Exit from Work
The present study intends to contribute to the research field on health-related exit and reorientation processes and the associated coping with such a double-folded biographical challenge, means on coping with a vulnerable health and uncertain job-condition. The basic purpose of this study is to understand the biographical coping processes in the context of professional reorientation and to describe exit from work processes, as well as their conditions.
The aim is to comprehend the individual negotiation in the course of professional reorientation and to relate it with the illness coping. It is another dimension of this study to look at return to work phases and their supporting or obstructing factors.
The study focuses on three women and three men between the ages of 25 and 57 who were interviewed (episodically-narrative) at two different points in the survey period from 2013 to 2014: during their medical rehabilitation (t1) and again about a year later (t2). The overall characteristic of all cases is the initiated or already completed health-related occupational biographical disruption caused by a chronic musculoskeletal disease partly accompanied by psychosomatic issues. This study follows the methodological approach and research style of the Grounded Theory (Glaser and Strauss 2010).

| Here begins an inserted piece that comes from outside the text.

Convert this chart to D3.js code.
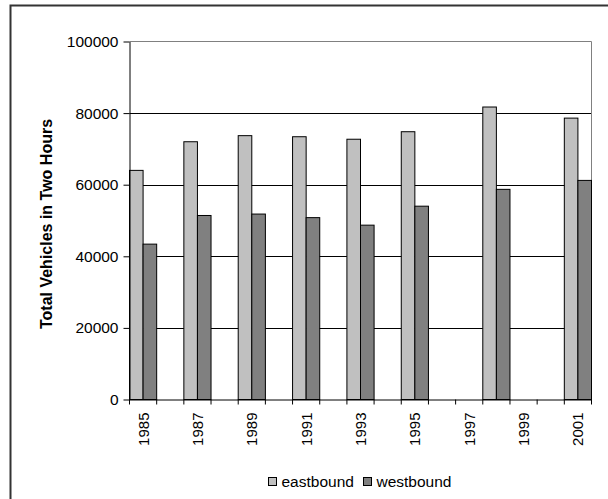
<!DOCTYPE html>
<html>
<head>
<meta charset="utf-8">
<script src="https://cdn.jsdelivr.net/npm/d3@7"></script>
<style>
  html, body { margin: 0; padding: 0; background: #fff; }
  svg { display: block; font-family: "Liberation Sans", Arial, sans-serif; }
</style>
</head>
<body>
<svg id="chart" width="608" height="499"></svg>
<script>
const categories = ["1985","1986","1987","1988","1989","1990","1991","1992","1993","1994","1995","1996","1997","1998","1999","2000","2001"];
const tickLabels = ["1985","1987","1989","1991","1993","1995","1997","1999","2001"];
const years = ["1985","1987","1989","1991","1993","1995","1998","2001"];
const eastbound = [64000, 72000, 73700, 73400, 72700, 74800, 81700, 78600];
const westbound = [43400, 51400, 51800, 50800, 48700, 54000, 58700, 61200];
const seriesNames = ["eastbound", "westbound"];
const seriesColors = ["#C0C0C0", "#808080"];
const yTicks = [0, 20000, 40000, 60000, 80000, 100000];

(function () {
const FONT = "Liberation Sans, Arial, sans-serif";
const svg = d3.select("#chart");
const pLeft = 129.5, pRight = 591.5, pTop = 41.5, pBottom = 399.5;

// outer frame
svg.append("path")
  .attr("d", `M10.5,499 L10.5,5.5 L608,5.5`)
  .attr("fill", "none").attr("stroke", "#333").attr("stroke-width", 2);

const x = d3.scaleBand().domain(categories).range([pLeft, pRight]).paddingInner(0).paddingOuter(0);
const xs = d3.scaleBand().domain(seriesNames).range([0, x.bandwidth()]).padding(0);
const y = d3.scaleLinear().domain([0, 100000]).range([pBottom, pTop]);

// gridlines
svg.append("g").selectAll("line").data(yTicks.filter(d => d > 0 && d < 100000)).join("line")
  .attr("x1", pLeft).attr("x2", pRight)
  .attr("y1", d => Math.round(y(d)) + 0.5).attr("y2", d => Math.round(y(d)) + 0.5)
  .attr("stroke", "#000").attr("stroke-width", 1);

// plot border top/right (grey)
svg.append("path")
  .attr("d", `M${pLeft},${pTop} L${pRight},${pTop} L${pRight},${pBottom}`)
  .attr("fill", "none").attr("stroke", "#808080").attr("stroke-width", 1);

// bars
const rows = years.map((yr, i) => ({ year: yr, values: [eastbound[i], westbound[i]] }));
const groups = svg.append("g").selectAll("g").data(rows).join("g")
  .attr("transform", d => `translate(${x(d.year)},0)`);
groups.selectAll("rect").data(d => d.values.map((v, j) => ({ key: seriesNames[j], value: v, color: seriesColors[j] })))
  .join("rect")
  .attr("x", d => xs(d.key))
  .attr("width", xs.bandwidth())
  .attr("y", d => y(d.value))
  .attr("height", d => y(0) - y(d.value))
  .attr("fill", d => d.color)
  .attr("stroke", "#000").attr("stroke-width", 1);

// y axis
const yAxis = d3.axisLeft(y).tickValues(yTicks).tickSize(6).tickSizeOuter(0).tickFormat(d3.format("d")).tickPadding(5);
const gy = svg.append("g").attr("transform", `translate(${pLeft},0)`).call(yAxis);
gy.selectAll("text").attr("font-size", 15.5).attr("fill", "#000").attr("font-family", FONT);
gy.selectAll("line,path").attr("stroke", "#000");

// x axis
const xAxis = d3.axisBottom(x).tickValues([]).tickSizeOuter(0);
const gx = svg.append("g").attr("transform", `translate(0,${pBottom})`).call(xAxis);
gx.select("path").attr("stroke", "#000");
const bounds = categories.map(c => x(c)).concat([x(categories[categories.length - 1]) + x.bandwidth()]);
gx.selectAll("line.bt").data(bounds).join("line").attr("class", "bt")
  .attr("x1", d => d).attr("x2", d => d).attr("y1", 0).attr("y2", 5).attr("stroke", "#000");
gx.selectAll("text.lab").data(tickLabels).join("text").attr("class", "lab")
  .attr("transform", d => `translate(${x(d) + x.bandwidth() / 2 + 5.5},${13}) rotate(-90)`)
  .attr("text-anchor", "end")
  .attr("font-size", 15).attr("fill", "#000")
  .attr("font-family", FONT)
  .text(d => d);

// y title
svg.append("text")
  .attr("transform", `translate(${52},${224}) rotate(-90)`)
  .attr("text-anchor", "middle")
  .attr("font-size", 16).attr("font-weight", "bold").attr("fill", "#000")
  .attr("font-family", FONT)
  .text("Total Vehicles in Two Hours");

// legend
const legendX = [268, 363];
const lg = svg.append("g").selectAll("g").data(seriesNames).join("g")
  .attr("transform", (d, i) => `translate(${legendX[i]},477)`);
lg.append("rect").attr("x", 0.5).attr("y", 0.5).attr("width", 8).attr("height", 8)
  .attr("fill", (d, i) => seriesColors[i]).attr("stroke", "#000");
lg.append("text").attr("x", 13.5).attr("y", 9.5).attr("font-size", 15.5).attr("fill", "#000")
  .attr("font-family", FONT).text(d => d);
})();
</script>
</body>
</html>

As a result of this study, the complex risk constellations as well as the trajectory of a health-related exit from work are described, focusing on the diverse coping challenges of this biographical disruption. The developed model of a “Negotiation Arena of coping with the illness and professional reorientation" summarizes the negotiation process of professional reorientation taking into account the limited health. At the same time, the results of this study provide impulses for the further foundation of theoretical and application-oriented return to work approaches.